Copy all lines below containing "this".

* Supplied entries:
════════════════════

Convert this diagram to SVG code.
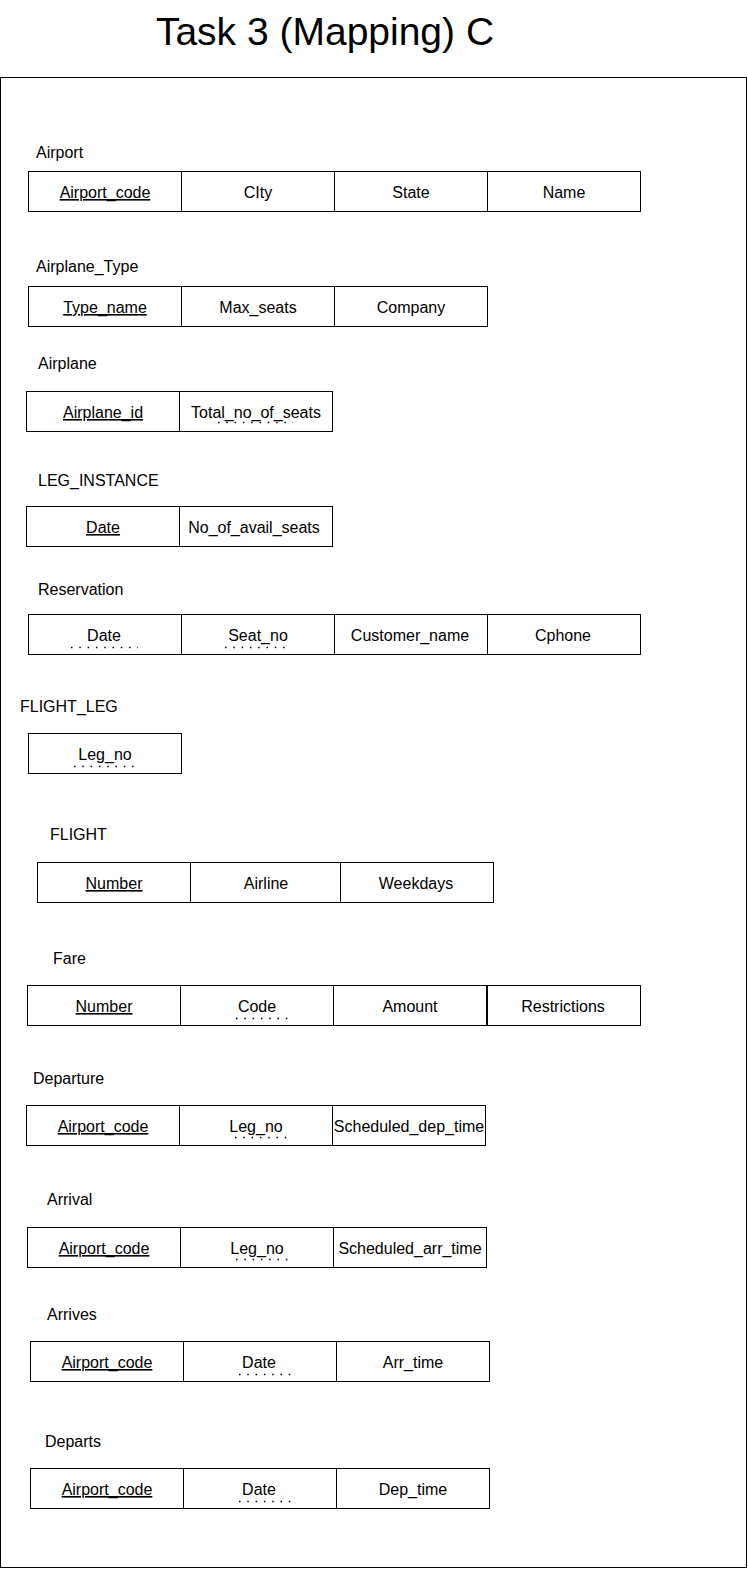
<svg xmlns="http://www.w3.org/2000/svg" width="748" height="1570" viewBox="0 0 748 1570">
<style>
text{font-family:"Liberation Sans",Arial,sans-serif;fill:#000}
.t{font-size:39px;text-anchor:middle}
.l{font-size:16px}
.c{font-size:16px;text-anchor:middle}
.k{text-decoration:underline}
rect{fill:#fff;stroke:#000;stroke-width:1}
.d{stroke:#000;stroke-width:1.5;stroke-dasharray:1.5 6.8;fill:none}
</style>
<rect x="0.5" y="77.5" width="746" height="1490"/>
<text class="t" x="325" y="45">Task 3 (Mapping) C</text>

<g id="airport">
<text class="l" x="36" y="158">Airport</text>
<rect x="28.5" y="171.5" width="153" height="40"/><rect x="181.5" y="171.5" width="153" height="40"/><rect x="334.5" y="171.5" width="153" height="40"/><rect x="487.5" y="171.5" width="153" height="40"/>
<text class="c k" x="105" y="198">Airport_code</text><text class="c" x="258" y="198">CIty</text><text class="c" x="411" y="198">State</text><text class="c" x="564" y="198">Name</text>
</g>

<g id="airplane_type">
<text class="l" x="36" y="272">Airplane_Type</text>
<rect x="28.5" y="286.5" width="153" height="40"/><rect x="181.5" y="286.5" width="153" height="40"/><rect x="334.5" y="286.5" width="153" height="40"/>
<text class="c k" x="105" y="313">Type_name</text><text class="c" x="258" y="313">Max_seats</text><text class="c" x="411" y="313">Company</text>
</g>

<g id="airplane">
<text class="l" x="38" y="369">Airplane</text>
<rect x="26.5" y="391.5" width="153" height="40"/><rect x="179.5" y="391.5" width="153" height="40"/>
<text class="c k" x="103" y="418">Airplane_id</text><text class="c" x="256" y="418">Total_no_of_seats</text>
<line class="d" x1="218" y1="422.5" x2="293" y2="422.5"/>
</g>

<g id="leg_instance">
<text class="l" x="38" y="486">LEG_INSTANCE</text>
<rect x="26.5" y="506.5" width="153" height="40"/><rect x="179.5" y="506.5" width="153" height="40"/>
<text class="c k" x="103" y="533">Date</text><text class="c" x="254" y="533">No_of_avail_seats</text>
</g>

<g id="reservation">
<text class="l" x="38" y="595">Reservation</text>
<rect x="28.5" y="614.5" width="153" height="40"/><rect x="181.5" y="614.5" width="153" height="40"/><rect x="334.5" y="614.5" width="153" height="40"/><rect x="487.5" y="614.5" width="153" height="40"/>
<text class="c" x="104" y="641">Date</text><text class="c" x="258" y="641">Seat_no</text><text class="c" x="410" y="641">Customer_name</text><text class="c" x="563" y="641">Cphone</text>
<line class="d" x1="71" y1="647.5" x2="138" y2="647.5"/>
<line class="d" x1="225" y1="647.5" x2="291" y2="647.5"/>
</g>

<g id="flight_leg">
<text class="l" x="20" y="712">FLIGHT_LEG</text>
<rect x="28.5" y="733.5" width="153" height="40"/>
<text class="c" x="105" y="760">Leg_no</text>
<line class="d" x1="74" y1="766.5" x2="140" y2="766.5"/>
</g>

<g id="flight">
<text class="l" x="50" y="840">FLIGHT</text>
<rect x="37.5" y="862.5" width="153" height="40"/><rect x="190.5" y="862.5" width="150" height="40"/><rect x="340.5" y="862.5" width="153" height="40"/>
<text class="c k" x="114" y="889">Number</text><text class="c" x="266" y="889">Airline</text><text class="c" x="416" y="889">Weekdays</text>
</g>

<g id="fare">
<text class="l" x="53" y="964">Fare</text>
<rect x="27.5" y="985.5" width="153" height="40"/><rect x="180.5" y="985.5" width="153" height="40"/><rect x="333.5" y="985.5" width="153" height="40"/><rect x="487.5" y="985.5" width="153" height="40"/>
<text class="c k" x="104" y="1012">Number</text><text class="c" x="257" y="1012">Code</text><text class="c" x="410" y="1012">Amount</text><text class="c" x="563" y="1012">Restrictions</text>
<line class="d" x1="236" y1="1018.5" x2="288" y2="1018.5"/>
</g>

<g id="departure">
<text class="l" x="33" y="1084">Departure</text>
<rect x="26.5" y="1105.5" width="153" height="40"/><rect x="179.5" y="1105.5" width="153" height="40"/><rect x="332.5" y="1105.5" width="153" height="40"/>
<text class="c k" x="103" y="1132">Airport_code</text><text class="c" x="256" y="1132">Leg_no</text><text class="c" x="409" y="1132">Scheduled_dep_time</text>
<line class="d" x1="235" y1="1137.5" x2="287" y2="1137.5"/>
</g>

<g id="arrival">
<text class="l" x="47" y="1205">Arrival</text>
<rect x="27.5" y="1227.5" width="153" height="40"/><rect x="180.5" y="1227.5" width="153" height="40"/><rect x="333.5" y="1227.5" width="153" height="40"/>
<text class="c k" x="104" y="1254">Airport_code</text><text class="c" x="257" y="1254">Leg_no</text><text class="c" x="410" y="1254">Scheduled_arr_time</text>
<line class="d" x1="236" y1="1259.5" x2="288" y2="1259.5"/>
</g>

<g id="arrives">
<text class="l" x="47" y="1320">Arrives</text>
<rect x="30.5" y="1341.5" width="153" height="40"/><rect x="183.5" y="1341.5" width="153" height="40"/><rect x="336.5" y="1341.5" width="153" height="40"/>
<text class="c k" x="107" y="1368">Airport_code</text><text class="c" x="259" y="1368">Date</text><text class="c" x="413" y="1368">Arr_time</text>
<line class="d" x1="239" y1="1374.5" x2="291" y2="1374.5"/>
</g>

<g id="departs">
<text class="l" x="45" y="1447">Departs</text>
<rect x="30.5" y="1468.5" width="153" height="40"/><rect x="183.5" y="1468.5" width="153" height="40"/><rect x="336.5" y="1468.5" width="153" height="40"/>
<text class="c k" x="107" y="1495">Airport_code</text><text class="c" x="259" y="1495">Date</text><text class="c" x="413" y="1495">Dep_time</text>
<line class="d" x1="239" y1="1501.5" x2="291" y2="1501.5"/>
</g>
</svg>
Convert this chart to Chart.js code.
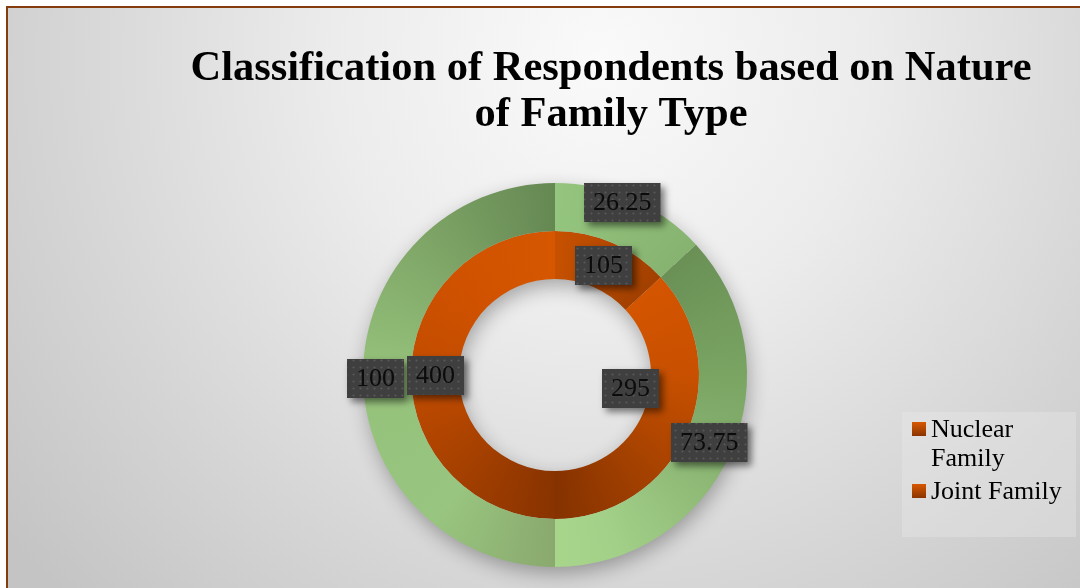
<!DOCTYPE html>
<html>
<head>
<meta charset="utf-8">
<script src="https://cdn.jsdelivr.net/npm/chart.js@4.4.1/dist/chart.umd.min.js"></script>
<style>
  html, body { margin: 0; padding: 0; background: #ffffff; overflow: hidden; }
  #wrap { width: 1080px; height: 588px; position: relative; }
</style>
</head>
<body>
<div id="wrap"><canvas id="chart" width="1080" height="588"></canvas></div>
<script>
// ---- data ----
const titleLines = ["Classification of Respondents based on Nature", "of Family Type"];
const categories = ["Nuclear Family", "Joint Family", "Total"];
const legendCount = 2;                       // the total slice has no legend entry
const percentValues = [26.25, 73.75, 100];   // outer ring (%)
const respondentCounts = [105, 295, 400];    // inner ring (respondents)

// ---- styles ----
const SERIF = "'Liberation Serif', 'Times New Roman', serif";
// colour stops along each slice (0 = slice start, 1 = slice end, clockwise)
const greenStops = [
  [[0, '#94c57e'], [1, '#87b370']],
  [[0, '#6a9056'], [0.32, '#79a462'], [0.5, '#86b06f'], [0.85, '#a2d088'], [1, '#a7d68b']],
  [[0, '#8aa96e'], [0.22, '#98c57f'], [0.5, '#95c27b'], [0.75, '#7fa667'], [1, '#658853']]
];
const orangeStops = [
  [[0, '#c65100'], [1, '#a24000']],
  [[0, '#d45500'], [0.32, '#c85000'], [0.66, '#a64200'], [1, '#853200']],
  [[0, '#883300'], [0.25, '#a54000'], [0.5, '#c24c00'], [0.75, '#d05200'], [1, '#d65700']]
];
// nudges applied to some value boxes, per ring and slice
const labelShift = [
  [[0, -19], [0, 0], [-12, 3]],
  [[0, 0], [-34, -35], [0, 0]]
];

function ringGradient(chart, values, stops, fallback) {
  const a = chart.chartArea;
  if (!a) return fallback;
  const cx = (a.left + a.right) / 2, cy = (a.top + a.bottom) / 2;
  const g = chart.ctx.createConicGradient(-Math.PI / 2, cx, cy);
  const total = values.reduce((s, v) => s + v, 0);
  let start = 0;
  values.forEach((v, i) => {
    const end = start + v / total;
    stops[i].forEach(([f, c]) => {
      const off = Math.min(1, Math.max(0, start + f * (end - start)));
      g.addColorStop(off, c);
    });
    start = end;
  });
  return g;
}

// label box texture: dark grey with faint dots
function makeDotPattern(ctx) {
  const t = document.createElement('canvas');
  t.width = 7; t.height = 7;
  const c = t.getContext('2d');
  c.fillStyle = '#3f3f3f';
  c.fillRect(0, 0, 7, 7);
  c.fillStyle = 'rgba(110,110,110,0.55)';
  c.beginPath(); c.arc(3.5, 3.5, 1.1, 0, Math.PI * 2); c.fill();
  return ctx.createPattern(t, 'repeat');
}

const decorPlugin = {
  id: 'decor',
  beforeDraw(chart) {
    const ctx = chart.ctx;
    const W = chart.width, H = chart.height;
    ctx.save();
    ctx.fillStyle = '#ffffff';
    ctx.fillRect(0, 0, W, H);
    const bg = ctx.createRadialGradient(600, 60, 0, 600, 60, 760);
    bg.addColorStop(0, '#fafafa');
    bg.addColorStop(0.35, '#ececec');
    bg.addColorStop(0.7, '#d6d6d6');
    bg.addColorStop(1, '#c4c4c4');
    ctx.fillStyle = bg;
    ctx.fillRect(8, 8, W, H);
    ctx.strokeStyle = '#843c0c';
    ctx.lineWidth = 2;
    ctx.strokeRect(7, 7, W + 20, H + 20);
    ctx.restore();
  },
  beforeDatasetsDraw(chart) {
    // soft drop shadow under the whole doughnut
    const meta = chart.getDatasetMeta(0);
    const arc = meta.data[0];
    if (!arc) return;
    const {x, y, outerRadius} = arc.getProps(['x', 'y', 'outerRadius']);
    const inner = chart.getDatasetMeta(1).data[0].getProps(['innerRadius']).innerRadius;
    const ctx = chart.ctx;
    ctx.save();
    ctx.shadowColor = 'rgba(0,0,0,0.32)';
    ctx.shadowBlur = 20;
    ctx.shadowOffsetX = 2;
    ctx.shadowOffsetY = 7;
    ctx.fillStyle = '#b8b8b8';
    ctx.beginPath();
    ctx.arc(x, y, outerRadius - 1, 0, Math.PI * 2);
    ctx.arc(x, y, inner + 1, 0, Math.PI * 2, true);
    ctx.fill('evenodd');
    ctx.restore();
  },
  afterDatasetsDraw(chart) {
    const ctx = chart.ctx;
    const pattern = makeDotPattern(ctx);
    ctx.save();
    ctx.font = '26px ' + SERIF;
    ctx.textAlign = 'center';
    ctx.textBaseline = 'middle';
    chart.data.datasets.forEach((ds, d) => {
      const meta = chart.getDatasetMeta(d);
      meta.data.forEach((arc, i) => {
        const p = arc.getCenterPoint();
        const [dx, dy] = labelShift[d][i];
        const text = String(ds.data[i]);
        const w = ctx.measureText(text).width + 18;
        const h = 39;
        const bx = Math.round(p.x + dx - w / 2), by = Math.round(p.y + dy - h / 2);
        ctx.save();
        ctx.shadowColor = 'rgba(0,0,0,0.5)';
        ctx.shadowBlur = 7;
        ctx.shadowOffsetX = 4;
        ctx.shadowOffsetY = 4;
        ctx.fillStyle = pattern;
        ctx.fillRect(bx, by, w, h);
        ctx.restore();
        ctx.fillStyle = '#0b0b0b';
        ctx.fillText(text, bx + w / 2, by + h / 2 + 1);
      });
    });
    ctx.restore();
  },
  afterDraw(chart) {
    const ctx = chart.ctx;
    ctx.save();
    // title
    ctx.fillStyle = '#000000';
    ctx.font = 'bold 42.5px ' + SERIF;
    ctx.textAlign = 'center';
    ctx.textBaseline = 'alphabetic';
    titleLines.forEach((line, k) => ctx.fillText(line, 611, 80 + k * 46));

    // legend panel
    const lx = 902, ly = 412, lw = 174, lh = 125;
    ctx.fillStyle = 'rgba(236,236,236,0.35)';
    ctx.fillRect(lx, ly, lw, lh);
    ctx.font = '26px ' + SERIF;
    ctx.textAlign = 'left';
    const maxW = 140;
    let baseline = 437;
    for (let i = 0; i < legendCount; i++) {
      // wrap label to panel width
      const words = categories[i].split(' ');
      const lines = [];
      let cur = '';
      words.forEach(wd => {
        const test = cur ? cur + ' ' + wd : wd;
        if (ctx.measureText(test).width > maxW && cur) { lines.push(cur); cur = wd; }
        else cur = test;
      });
      if (cur) lines.push(cur);
      const sq = ctx.createLinearGradient(0, baseline - 15, 0, baseline - 1);
      sq.addColorStop(0, '#d85800');
      sq.addColorStop(1, '#8a3400');
      ctx.fillStyle = sq;
      ctx.fillRect(912, baseline - 15, 14, 14);
      ctx.fillStyle = '#000000';
      lines.forEach((ln, k) => {
        ctx.fillText(ln, 931, baseline);
        baseline += 29;
      });
      baseline += 4;
    }
    ctx.restore();
  }
};

new Chart(document.getElementById('chart'), {
  type: 'doughnut',
  data: {
    labels: categories,
    datasets: [
      {
        label: 'Percentage',
        data: percentValues,
        backgroundColor: (c) => ringGradient(c.chart, percentValues, greenStops, '#8fbd77')
      },
      {
        label: 'Respondents',
        data: respondentCounts,
        backgroundColor: (c) => ringGradient(c.chart, respondentCounts, orangeStops, '#c24c00')
      }
    ]
  },
  options: {
    responsive: false,
    animation: false,
    events: [],
    cutout: '50%',
    rotation: 0,
    circumference: 360,
    borderWidth: 0,
    offset: 0,
    hoverOffset: 0,
    spacing: 0,
    layout: { padding: { left: 363, right: 333, top: 183, bottom: 21 } },
    plugins: {
      legend: { display: false },
      title: { display: false },
      tooltip: { enabled: false }
    }
  },
  plugins: [decorPlugin]
});
</script>
</body>
</html>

════════════════════

* Correct output:
Convert this diagram to SVG code.
Convert this chart to Chart.js code.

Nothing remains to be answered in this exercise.